Even though Hold Close won’t have a full album out until January 2019, the band treated fans to a plethora of new songs, including “Breath” and “Cloud Nine”. The crowd, in turn, ebbed and flowed with the band’s change from melodic melancholia to heavier breakdowns. The band threw everything they had into their performance and had the front row crowding even closer as the set went on. Hold Close is a captivating group and it was almost a shock when their set came to an end.


UK quartet WSTR paid their first visit to the United States on this tour, bringing their heavier pop punk to the States. The excitement was palpable and the middle of the room morphed into a flurry of continuous movement. The band is touring in support of their latest album, Identity Crisis.

Let it be known that these British boys can rock it out. The transition from “Bad to the Bone” to “Featherweight” kept the moshing going and even slowing things down for a pseudo-acoustic moment meant that the fans’ voices were almost louder than the band’s. The clear winner, though, was “Eastbound and Down”, one of the catchiest songs of the night. WSTR had a crowd eager to meet them immediately after their set ended, hoping for news of the next time they make the journey back to Arizona.

Under normal circumstances, a band like PVMNTS might fade into AltPress obscurity. The secret ingredient is former Teen Wolf actor Tyler Posey. A longtime pop punk fanboy, Posey decided to start his own project after the show wrapped. PVMNTS is loud, raucous and funny- like Posey himself.
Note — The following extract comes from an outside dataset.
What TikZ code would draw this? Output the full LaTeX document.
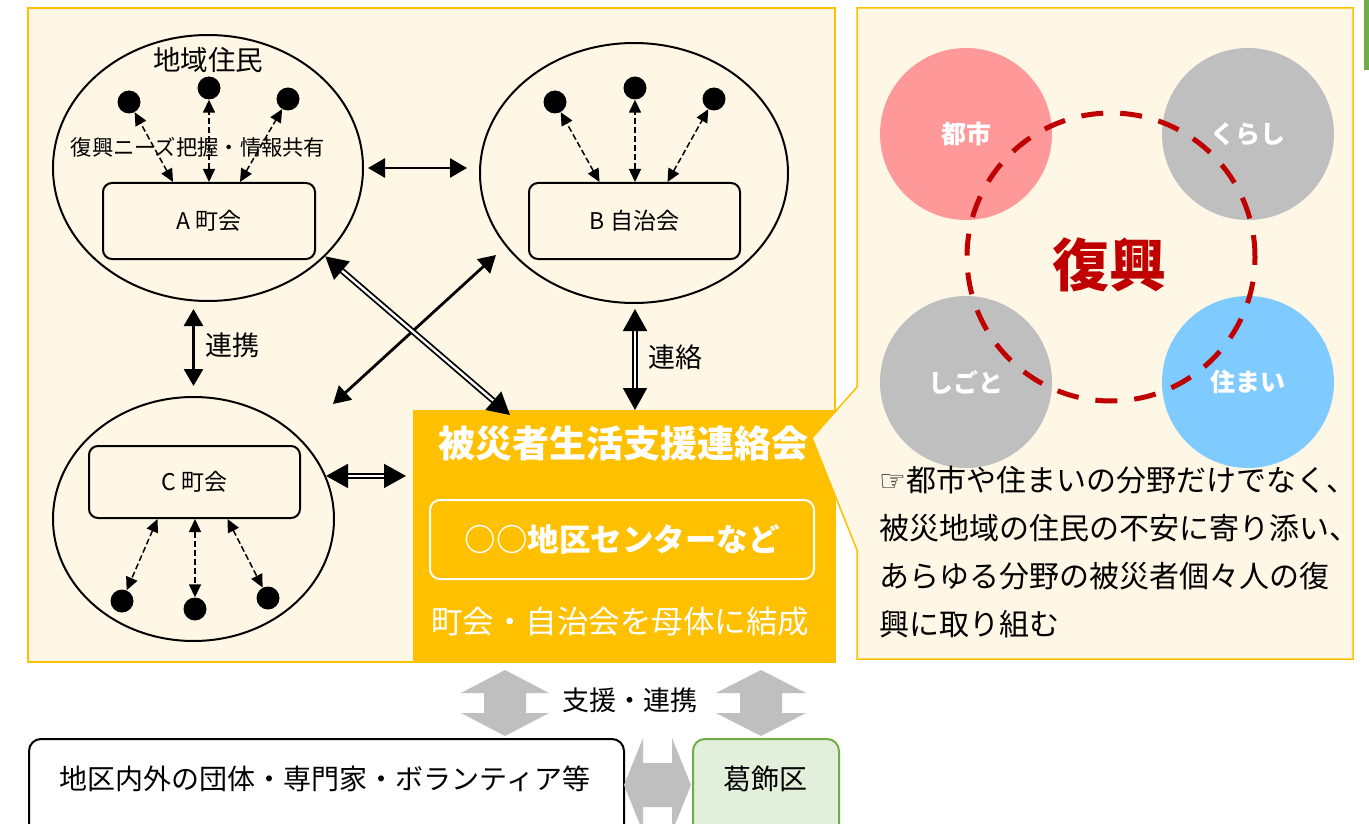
\documentclass[tikz,border=0pt]{standalone}
\usepackage{fontspec}
\setmainfont{Noto Sans CJK JP}
\newfontfamily\symfont{DejaVu Sans}
\usetikzlibrary{arrows.meta,shapes.geometric,calc,positioning}

\begin{document}
\begin{tikzpicture}[x=1pt,y=-1pt,
  every node/.style={inner sep=0pt},
  area/.style={ellipse,draw,line width=2pt},
  kai/.style={rectangle,draw,line width=2pt,rounded corners=9pt,font=\fontsize{23}{27}\selectfont},
  jumin/.style={circle,fill=black,minimum size=23pt},
  info/.style={dash pattern=on 6pt off 3pt,line width=1.5pt,{Triangle[length=13pt,width=12pt]}-{Triangle[length=13pt,width=12pt]}},
  link/.style={line width=2.8pt,{Triangle[length=17pt,width=19pt]}-{Triangle[length=17pt,width=19pt]}},
  dlink/.style={double,double distance=2.4pt,line width=1.8pt,{Triangle[length=22pt,width=24pt]}-{Triangle[length=22pt,width=24pt]}},
  bunya/.style={circle,minimum size=172pt,text=white,font=\fontsize{25}{28}\selectfont\bfseries}]

% ------------------------------------------------ theme colors
\definecolor{kr_cream}{RGB}{255,247,230}  %#FFF7E6
\definecolor{kr_orange}{RGB}{255,192,0}   %#FFC000
\definecolor{kr_pink}{RGB}{255,153,153}   %#FF9999
\definecolor{kr_gray}{RGB}{191,191,191}   %#BFBFBF
\definecolor{kr_blue}{RGB}{127,202,255}   %#7FCAFF
\definecolor{kr_red}{RGB}{192,0,0}        %#C00000
\definecolor{kr_green}{RGB}{112,173,71}   %#70AD47
\definecolor{kr_lgreen}{RGB}{226,239,218} %#E2EFDA

\useasboundingbox (0,0) rectangle (1369,824);
\fill[kr_green] (1364,0) rectangle (1369,70);

% ------------------------------------------------ left panel
\draw[fill=kr_cream,draw=kr_orange,line width=1.5pt] (28,8) rectangle (835,662);
\node[fill=kr_orange,minimum width=422pt,minimum height=252pt,anchor=north west] (org) at (413,410) {};

\node[area,minimum width=310pt,minimum height=266pt] (eA) at (208,168) {};
\node[area,minimum width=308pt,minimum height=260pt] (eB) at (634,173) {};
\node[area,minimum width=281pt,minimum height=244pt] (eC) at (193.5,519) {};

\node[kai,minimum width=212pt,minimum height=76pt] (kA) at (209,221) {A 町会};
\node[kai,minimum width=211pt,minimum height=76pt] (kB) at (634.5,221) {B 自治会};
\node[kai,minimum width=211pt,minimum height=72pt] (kC) at (194.5,482) {C 町会};

\node[font=\fontsize{27.5}{30}\selectfont] (jumin) at (208,60) {地域住民};
\node[font=\fontsize{21.3}{24}\selectfont] (needs) at (198,147) {復興ニーズ把握・情報共有};

\node[jumin] (a1) at (129,102) {};
\node[jumin] (a2) at (209,88) {};
\node[jumin] (a3) at (288,99) {};
\node[jumin] (b1) at (555,102) {};
\node[jumin] (b2) at (635,88) {};
\node[jumin] (b3) at (714,99) {};
\node[jumin] (c1) at (122,601) {};
\node[jumin] (c2) at (195,609) {};
\node[jumin] (c3) at (268,598) {};

\draw[info] ($(kA.north)+(-36,0)$) -- (a1);
\draw[info] (a2 |- kA.north) -- (a2);
\draw[info] ($(kA.north)+(31,0)$) -- (a3);
\draw[info] ($(kB.north)+(-35,0)$) -- (b1);
\draw[info] (b2 |- kB.north) -- (b2);
\draw[info] ($(kB.north)+(33,0)$) -- (b3);
\draw[info] ($(kC.south)+(-37,0)$) -- (c1);
\draw[info] (c2 |- kC.south) -- (c2);
\draw[info] ($(kC.south)+(33,0)$) -- (c3);

\draw[link] ([xshift=4pt]eA.east) -- ([xshift=-12pt]eB.west |- eA.east);
\draw[link] ([yshift=-7pt]eC.north |- eA.south) -- ([yshift=10pt]eC.north);
\node[anchor=west,font=\fontsize{27}{30}\selectfont] (renkei) at (205,345) {連携};

\coordinate (xb) at (496,255);
\coordinate (xc) at (333,404);
\draw[link] (xb) -- (xc);
\draw[dlink] (eA.-37) -- ([xshift=97pt,yshift=-5pt]org.north west);
\draw[dlink] ([xshift=1pt,yshift=-5pt]eB.south) -- ([xshift=1pt]eB.south |- org.north);
\node[anchor=west,font=\fontsize{27}{30}\selectfont] (renraku) at (648,357) {連絡};
\draw[dlink] (eC.18) -- ([xshift=-7pt]org.west |- eC.18);

% ------------------------------------------------ orange box
\node[text=white,font=\fontsize{37}{42}\selectfont\bfseries] (kaigi) at (623.5,443) {被災者生活支援連絡会};
\node[draw=white,line width=2pt,rounded corners=10pt,minimum width=384pt,minimum height=79pt,
      text=white,font=\fontsize{31.5}{35}\selectfont\bfseries] (center) at (622,539.5) {○○地区センターなど};
\node[text=white,font=\fontsize{31.5}{35}\selectfont] (kessei) at (620,622) {町会・自治会を母体に結成};

% ------------------------------------------------ right panel
\draw[fill=kr_cream,draw=kr_orange,line width=1.5pt] (857,8) -- (1353,8) -- (1353,659) -- (857,659)
      -- (857,550) -- (812,438) -- (857,387) -- cycle;

\node[bunya,fill=kr_pink] (toshi) at (966,134) {都市};
\node[bunya,fill=kr_gray] (kurashi) at (1248,134) {くらし};
\node[bunya,fill=kr_gray] (shigoto) at (966,382) {しごと};
\node[bunya,fill=kr_blue] (sumai) at (1248,382) {住まい};
\node[circle,draw=kr_red,line width=5pt,dash pattern=on 22pt off 17pt,minimum size=288pt] (ring) at (1111,257) {};
\node[text=kr_red,font=\fontsize{57}{60}\selectfont\bfseries] (fukko) at (1109,265) {復興};

\foreach \t [count=\i] in {{\symfont ☞}都市や住まいの分野だけでなく、,
                          被災地域の住民の不安に寄り添い、,
                          あらゆる分野の被災者個々人の復,
                          興に取り組む}
  \node[anchor=base west,font=\fontsize{30}{34}\selectfont] (memo\i) at (879,443+48*\i) {\t};

% ------------------------------------------------ bottom
\node[draw,line width=2pt,rounded corners=12pt,fill=white,minimum width=595pt,minimum height=100pt,anchor=north west] (dantai) at (28,738) {};
\node[font=\fontsize{28}{31}\selectfont] (dantaiT) at (325,779) {地区内外の団体・専門家・ボランティア等};
\node[draw=kr_green,line width=2pt,rounded corners=12pt,fill=kr_lgreen,minimum width=146pt,minimum height=100pt,anchor=north west] (ku) at (692,738) {};
\node[font=\fontsize{28}{31}\selectfont] (kuT) at (765,779) {葛飾区};

\fill[kr_gray] (505,670) -- (549,693) -- (526,693) -- (526,713) -- (549,713) -- (505,736)
      -- (461,713) -- (484,713) -- (484,693) -- (461,693) -- cycle;
\fill[kr_gray] (761,670) -- (806,693) -- (782,693) -- (782,713) -- (806,713) -- (761,736)
      -- (716,713) -- (740,713) -- (740,693) -- (716,693) -- cycle;
\fill[kr_gray] (624,785) -- (643,738) -- (643,763) -- (672,763) -- (672,738) -- (691,785)
      -- (672,832) -- (672,807) -- (643,807) -- (643,832) -- cycle;
\node[font=\fontsize{27}{30}\selectfont] (shien) at (630,700) {支援・連携};

\end{tikzpicture}
\end{document}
Holding down the bassline, Posey is joined by lead vocalist Freddy Ramirez and drummer Nick Guzman, a trio that goofed around onstage like brothers.


Between the dirty humor and innuendo, PVMNTS played some surprisingly earnest music. The subject of mental health has been more widely addressed in music recently and PVMNTS put their own spin on the conversation.

“It’s okay to be fucked up sometimes, right?” Posey ruminated to the approval of his rapt audience. The band played their new EP in full and even brought out a few new songs- most memorably “Blue Lights”.

While Posey’s celebrity status may have been the initial draw, the lineup on this tour pushed that to the side. The bands were loud and exciting and perfect for a basement mosh pit on a Wednesday night. Sure, the girls all screamed when the shirts came off, but everyone sang along proving that the music was the real reason to crowd into the Underground.